If you did want to read a sci-fi book with this theme - then I'd highly recommend Daniel Suarez "Daemon"
Feb 28, 2014
I was going to try and quote what IQ measures, but I can't seem to find the list today.

So, forgive me for being inaccurate, but IIRC... IQ measures what is considered to be the set of cognitive skills that most affect how quickly a person can learn something. These are: memory, perception, pattern-recognition, abstraction, and logic.

I think memory is something we can assume for a machine. Logic is a gimme, too. Perception might be a challenge, because it means a lot of different things. Pattern-recognition is an even more vague concept. Abstraction is something we can barely teach people.

That's not even necessarily to say that these are a comprehensive set of relevant cognitive skills. There might be dozens or hundreds of others that are necessary at certain thresholds, or aren't generally recognized, or are less useful for the purposes of a test like this.

I believe we'll make important breakthroughs and develop increasingly useful machines with surprising capabilities in the immediate future, but human-like intelligence seems like a very distant goal. I am not remotely convinced that we know how to describe it, let alone construct a system for it and simulate it.
+16 Rank Up Rank Down
Feb 28, 2014
Wouldn't a real genius scouring the internet for information (aka - patterns) be even slightly interested in prior research (aka - books already written by researchers who may of had more than a passing thought on the subject)?
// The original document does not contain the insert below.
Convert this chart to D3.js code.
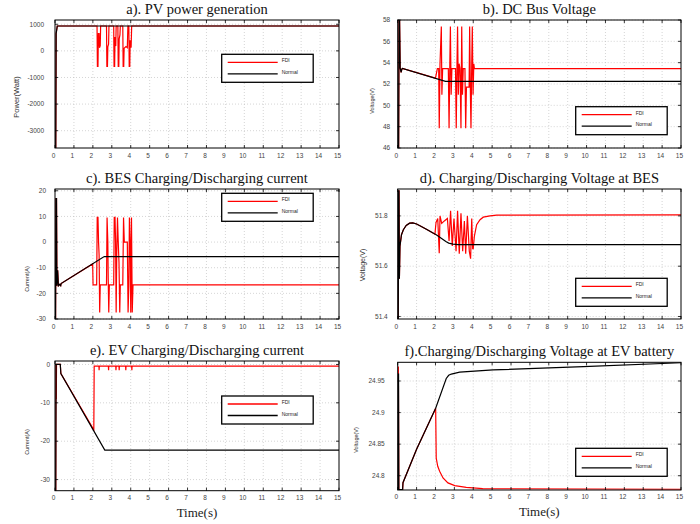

Scott, why so stubborn (and maybe proud?) about not reading books on subjects which you're clearly interested? Not trying to argue, just often wonder at this whilst reading one of you posts.

Wouldn't "super intelligence" at least start with what is already known and build upon it?

And hers is three more question marks, in case I forgot one -> ???
0 Rank Up Rank Down
Feb 28, 2014
Maybe singularity will be achieved when our use of the internet has dumbed us down sufficiently.